▸ **GIVEN REQUEST**:
Repeat every line exactly, keeping the pictures out of the copy.

▸ **GIVEN DATA**:
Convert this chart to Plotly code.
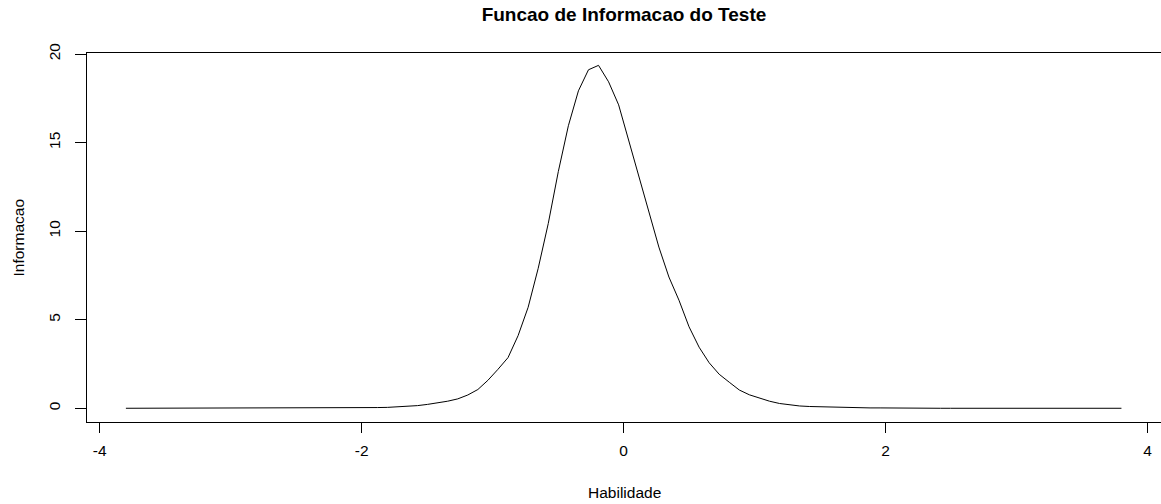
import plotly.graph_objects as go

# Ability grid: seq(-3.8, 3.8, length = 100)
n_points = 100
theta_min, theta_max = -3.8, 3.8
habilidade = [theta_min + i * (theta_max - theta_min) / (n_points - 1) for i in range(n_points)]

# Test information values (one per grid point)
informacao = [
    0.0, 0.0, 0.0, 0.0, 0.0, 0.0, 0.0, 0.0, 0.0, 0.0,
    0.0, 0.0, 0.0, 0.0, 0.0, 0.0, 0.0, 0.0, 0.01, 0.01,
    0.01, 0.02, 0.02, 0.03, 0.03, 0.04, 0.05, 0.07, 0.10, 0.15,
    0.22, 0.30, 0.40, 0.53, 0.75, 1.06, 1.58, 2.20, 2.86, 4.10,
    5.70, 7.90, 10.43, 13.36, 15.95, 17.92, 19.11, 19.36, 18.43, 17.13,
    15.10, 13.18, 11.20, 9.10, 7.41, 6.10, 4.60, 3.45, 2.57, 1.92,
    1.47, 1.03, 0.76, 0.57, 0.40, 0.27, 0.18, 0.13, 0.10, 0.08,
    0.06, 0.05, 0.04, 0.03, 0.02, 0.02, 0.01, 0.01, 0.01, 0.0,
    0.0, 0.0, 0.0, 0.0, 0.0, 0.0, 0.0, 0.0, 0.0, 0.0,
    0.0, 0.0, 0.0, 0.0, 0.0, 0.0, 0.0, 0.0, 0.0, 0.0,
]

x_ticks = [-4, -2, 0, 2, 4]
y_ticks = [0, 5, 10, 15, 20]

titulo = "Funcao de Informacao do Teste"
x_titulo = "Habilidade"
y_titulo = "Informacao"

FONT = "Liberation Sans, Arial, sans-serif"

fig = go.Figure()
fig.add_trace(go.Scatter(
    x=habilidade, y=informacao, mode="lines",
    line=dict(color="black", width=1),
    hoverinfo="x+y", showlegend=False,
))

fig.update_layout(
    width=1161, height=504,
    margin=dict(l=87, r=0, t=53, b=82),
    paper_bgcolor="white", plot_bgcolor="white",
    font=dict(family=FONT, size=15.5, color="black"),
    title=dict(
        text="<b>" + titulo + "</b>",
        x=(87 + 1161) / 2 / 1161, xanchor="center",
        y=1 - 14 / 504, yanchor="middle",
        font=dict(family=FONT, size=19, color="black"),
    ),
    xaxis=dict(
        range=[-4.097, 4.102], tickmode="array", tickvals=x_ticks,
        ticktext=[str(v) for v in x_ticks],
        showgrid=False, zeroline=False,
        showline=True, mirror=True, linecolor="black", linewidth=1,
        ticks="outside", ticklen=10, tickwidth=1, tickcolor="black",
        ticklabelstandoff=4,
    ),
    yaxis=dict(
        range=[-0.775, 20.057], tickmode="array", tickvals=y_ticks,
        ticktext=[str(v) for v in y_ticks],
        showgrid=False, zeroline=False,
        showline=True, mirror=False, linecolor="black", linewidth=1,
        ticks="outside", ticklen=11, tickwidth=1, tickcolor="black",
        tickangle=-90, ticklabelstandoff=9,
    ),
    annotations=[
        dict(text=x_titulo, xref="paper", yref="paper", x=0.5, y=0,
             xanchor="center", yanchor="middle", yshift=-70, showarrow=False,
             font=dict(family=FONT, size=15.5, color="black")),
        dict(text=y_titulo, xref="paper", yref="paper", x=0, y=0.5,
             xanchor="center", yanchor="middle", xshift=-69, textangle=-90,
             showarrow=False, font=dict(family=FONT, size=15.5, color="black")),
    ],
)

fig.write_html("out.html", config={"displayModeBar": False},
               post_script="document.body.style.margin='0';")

▸ **RESPONSE**:
Convert this chart to Plotly code.
import plotly.graph_objects as go

# Ability grid: seq(-3.8, 3.8, length = 100)
n_points = 100
theta_min, theta_max = -3.8, 3.8
habilidade = [theta_min + i * (theta_max - theta_min) / (n_points - 1) for i in range(n_points)]

# Test information values (one per grid point)
informacao = [
    0.0, 0.0, 0.0, 0.0, 0.0, 0.0, 0.0, 0.0, 0.0, 0.0,
    0.0, 0.0, 0.0, 0.0, 0.0, 0.0, 0.0, 0.0, 0.01, 0.01,
    0.01, 0.02, 0.02, 0.03, 0.03, 0.04, 0.05, 0.07, 0.10, 0.15,
    0.22, 0.30, 0.40, 0.53, 0.75, 1.06, 1.58, 2.20, 2.86, 4.10,
    5.70, 7.90, 10.43, 13.36, 15.95, 17.92, 19.11, 19.36, 18.43, 17.13,
    15.10, 13.18, 11.20, 9.10, 7.41, 6.10, 4.60, 3.45, 2.57, 1.92,
    1.47, 1.03, 0.76, 0.57, 0.40, 0.27, 0.18, 0.13, 0.10, 0.08,
    0.06, 0.05, 0.04, 0.03, 0.02, 0.02, 0.01, 0.01, 0.01, 0.0,
    0.0, 0.0, 0.0, 0.0, 0.0, 0.0, 0.0, 0.0, 0.0, 0.0,
    0.0, 0.0, 0.0, 0.0, 0.0, 0.0, 0.0, 0.0, 0.0, 0.0,
]

x_ticks = [-4, -2, 0, 2, 4]
y_ticks = [0, 5, 10, 15, 20]

titulo = "Funcao de Informacao do Teste"
x_titulo = "Habilidade"
y_titulo = "Informacao"

FONT = "Liberation Sans, Arial, sans-serif"

fig = go.Figure()
fig.add_trace(go.Scatter(
    x=habilidade, y=informacao, mode="lines",
    line=dict(color="black", width=1),
    hoverinfo="x+y", showlegend=False,
))

fig.update_layout(
    width=1161, height=504,
    margin=dict(l=87, r=0, t=53, b=82),
    paper_bgcolor="white", plot_bgcolor="white",
    font=dict(family=FONT, size=15.5, color="black"),
    title=dict(
        text="<b>" + titulo + "</b>",
        x=(87 + 1161) / 2 / 1161, xanchor="center",
        y=1 - 14 / 504, yanchor="middle",
        font=dict(family=FONT, size=19, color="black"),
    ),
    xaxis=dict(
        range=[-4.097, 4.102], tickmode="array", tickvals=x_ticks,
        ticktext=[str(v) for v in x_ticks],
        showgrid=False, zeroline=False,
        showline=True, mirror=True, linecolor="black", linewidth=1,
        ticks="outside", ticklen=10, tickwidth=1, tickcolor="black",
        ticklabelstandoff=4,
    ),
    yaxis=dict(
        range=[-0.775, 20.057], tickmode="array", tickvals=y_ticks,
        ticktext=[str(v) for v in y_ticks],
        showgrid=False, zeroline=False,
        showline=True, mirror=False, linecolor="black", linewidth=1,
        ticks="outside", ticklen=11, tickwidth=1, tickcolor="black",
        tickangle=-90, ticklabelstandoff=9,
    ),
    annotations=[
        dict(text=x_titulo, xref="paper", yref="paper", x=0.5, y=0,
             xanchor="center", yanchor="middle", yshift=-70, showarrow=False,
             font=dict(family=FONT, size=15.5, color="black")),
        dict(text=y_titulo, xref="paper", yref="paper", x=0, y=0.5,
             xanchor="center", yanchor="middle", xshift=-69, textangle=-90,
             showarrow=False, font=dict(family=FONT, size=15.5, color="black")),
    ],
)

fig.write_html("out.html", config={"displayModeBar": False},
               post_script="document.body.style.margin='0';")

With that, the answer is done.